Os tribunais só recentemente ganharam visibilidade social junto da opinião pública. Este novo protagonismo dos tribunais está relacionado com novos tipos de criminalidade com forte repercussão social e política, como o crime económico organizado, a corrupção e a pedofilia. Mas este facto seria insuficiente para retirar os tribunais da obscuridade se, entretanto, não fosse consumido pela indústria da informação e da comunicação. Subitamente, os tribunais constituem conteúdos apetecíveis. Se é certo que os processos judiciais sempre tiveram o potencial de se transformarem em dramas, durante muito tempo tratou-se de um teatro para um auditório restrito. Hoje, os meios de comunicação social transformam esse teatro de culto num teatro de boulevard, entretenimento em linguagem directa e acessível a grandes massas.
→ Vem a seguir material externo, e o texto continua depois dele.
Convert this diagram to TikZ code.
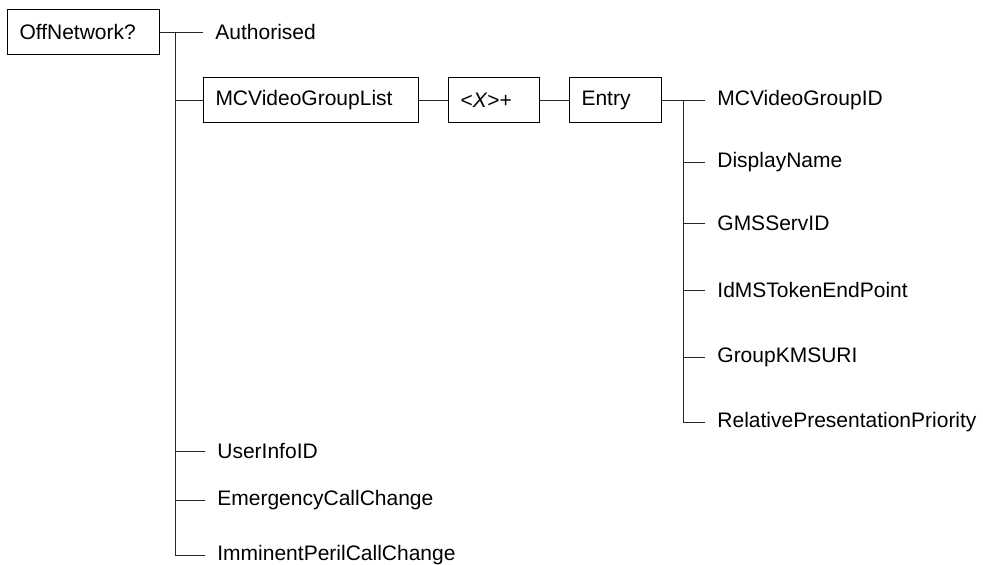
\documentclass[tikz,border=0pt]{standalone}
\usepackage{fontspec}
\setmainfont{Liberation Sans}
\begin{document}
\begin{tikzpicture}[
        x=0.5pt, y=-0.5pt,
        caja/.style={rectangle, draw=black, line width=0.5pt, anchor=west, align=left, minimum height=22.5pt, inner xsep=6pt, inner ysep=0pt, font=\fontsize{10.5}{12}\selectfont},
        hoja/.style={anchor=west, inner xsep=6pt, inner ysep=0pt, font=\fontsize{10.5}{12}\selectfont},
        linea/.style={draw=black!85, line width=0.5pt}
    ]
        \useasboundingbox (0,0) rectangle (983,564);

        % boxes
        \node[caja, text width=64pt] (root) at (7,32) {OffNetwork?};
        \node[caja, text width=95.5pt] (lst) at (203,100) {MCVideoGroupList};
        \node[caja, text width=33.5pt] (mult) at (448,100) {<\textit{X}>+};
        \node[caja, text width=34pt] (entry) at (569,100) {Entry};

        % leaves of OffNetwork?
        \node[hoja] (auth) at (203,32) {Authorised};
        \node[hoja] (user) at (205,451) {UserInfoID};
        \node[hoja] (emerg) at (205,500) {EmergencyCallChange};
        \node[hoja] (immin) at (205,555) {ImminentPerilCallChange};

        % leaves of Entry
        \node[hoja] (gid) at (705,100) {MCVideoGroupID};
        \node[hoja] (disp) at (705,162) {DisplayName};
        \node[hoja] (gms) at (705,223) {GMSServID};
        \node[hoja] (idms) at (705,290) {IdMSTokenEndPoint};
        \node[hoja] (kms) at (705,357) {GroupKMSURI};
        \node[hoja] (prio) at (705,422) {RelativePresentationPriority};

        \coordinate (troncoA) at (175,32);
        \coordinate (troncoB) at (683,100);

        \draw[linea] (root.east) -- (auth.west);
        \draw[linea] (troncoA) |- (immin.west);
        \draw[linea] (troncoA |- lst.west) -- (lst.west);
        \draw[linea] (troncoA |- user.west) -- (user.west);
        \draw[linea] (troncoA |- emerg.west) -- (emerg.west);

        \draw[linea] (lst.east) -- (mult.west);
        \draw[linea] (mult.east) -- (entry.west);

        \draw[linea] (entry.east) -- (gid.west);
        \draw[linea] (troncoB) |- (prio.west);
        \draw[linea] (troncoB |- disp.west) -- (disp.west);
        \draw[linea] (troncoB |- gms.west) -- (gms.west);
        \draw[linea] (troncoB |- idms.west) -- (idms.west);
        \draw[linea] (troncoB |- kms.west) -- (kms.west);
    \end{tikzpicture}
\end{document}
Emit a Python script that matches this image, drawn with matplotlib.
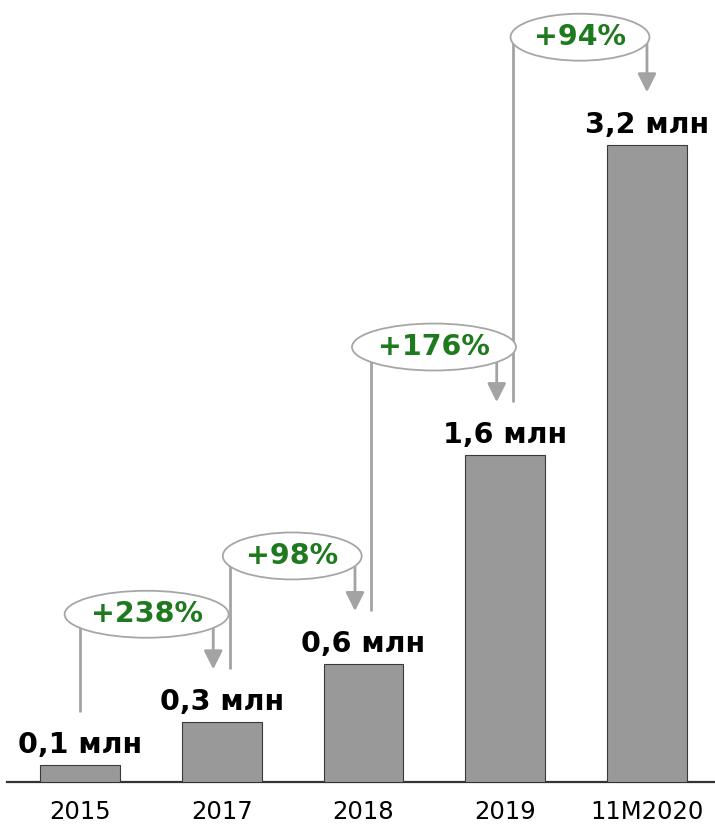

Este novo protagonismo judiciário e a relação que lhe está subjacente levanta vários problemas. O primeiro decorre das muitas disjunções entre a lógica da acção mediática e a lógica da acção judicial. As disjunções ocorrem a vários níveis. Ao nível dos tempos, entre os tempos instantâneos da comunicação social e os tempos processuais que, em confronto com os primeiros, surgem ainda mais lentos do que aquilo que de facto são. Ao nível das gramáticas codificadoras do relato dos factos e da distribuição das responsabilidades, a disjunção é a seguinte: enquanto a adjudicação judicial moderna tem como característica saliente criar dicotomias drásticas entre ganhadores e perdedores, mas só depois de aturados e prolongados procedimentos de contraditório e provas convincentes, a comunicação social partilha com os tribunais a primeira característica mas não a segunda. A primeira cria uma cumplicidade entre tribunais e media que nem sempre é matizada pelas enormes diferenças que os dividem quanto à segunda característica. Um segundo problema decorre da relação de poder entre a justiça e os media. Esta relação é feita de instrumentalização recíproca. Os media recorrem às fontes judiciárias por pretenderem assumir, aos olhos da sociedade, uma função de justiça que a justiça nunca conseguirá atingir de forma satisfatória. A justiça recorre aos media para superar a sua estrutural debilidade em relação aos outros órgãos de soberania.
Porque os tribunais sempre dispensaram meios autónomos de comunicação com o público, esta relação redunda em dependência dos tribunais em relação aos media. A comunicação judicial, necessariamente complexa e com ritmo próprio, é substituída por uma comunicação instantânea, pretensamente descritiva, desprovida de nuances, interessada no que se passou, por culpa de quem. Isto significa que, mesmo que seja possível melhorar a comunicação autónoma dos tribunais com o público, é bem possível que os cidadãos não consigam reconhecer essa comunicação e continuem a reclamar uma outra, a dos media. Ou seja, o risco da mediatização da justiça é uma justiça incomunicável nos seus próprios termos.
Há que encontrar novas vias que nos façam sair da opção entre tribunais reality shows e tribunais socialmente distantes e incomunicáveis. Eis algumas delas: alterar a formação dos magistrados de modo a aumentar a sua competência social, política e cultural; promover a auto-regulação por parte dos profissionais de comunicação social; formar e credenciar jornalistas judiciários; criar gabinetes de imprensa das magistraturas para funcionar junto dos tribunais em que estejam a ser processados casos com notoriedade pública; reformar a Alta Autoridade para a Comunicação Social e institucionalizar um órgão com poderes disciplinares efectivos que coordene a gestão deontológica das empresas e dos profissionais de comunicação social.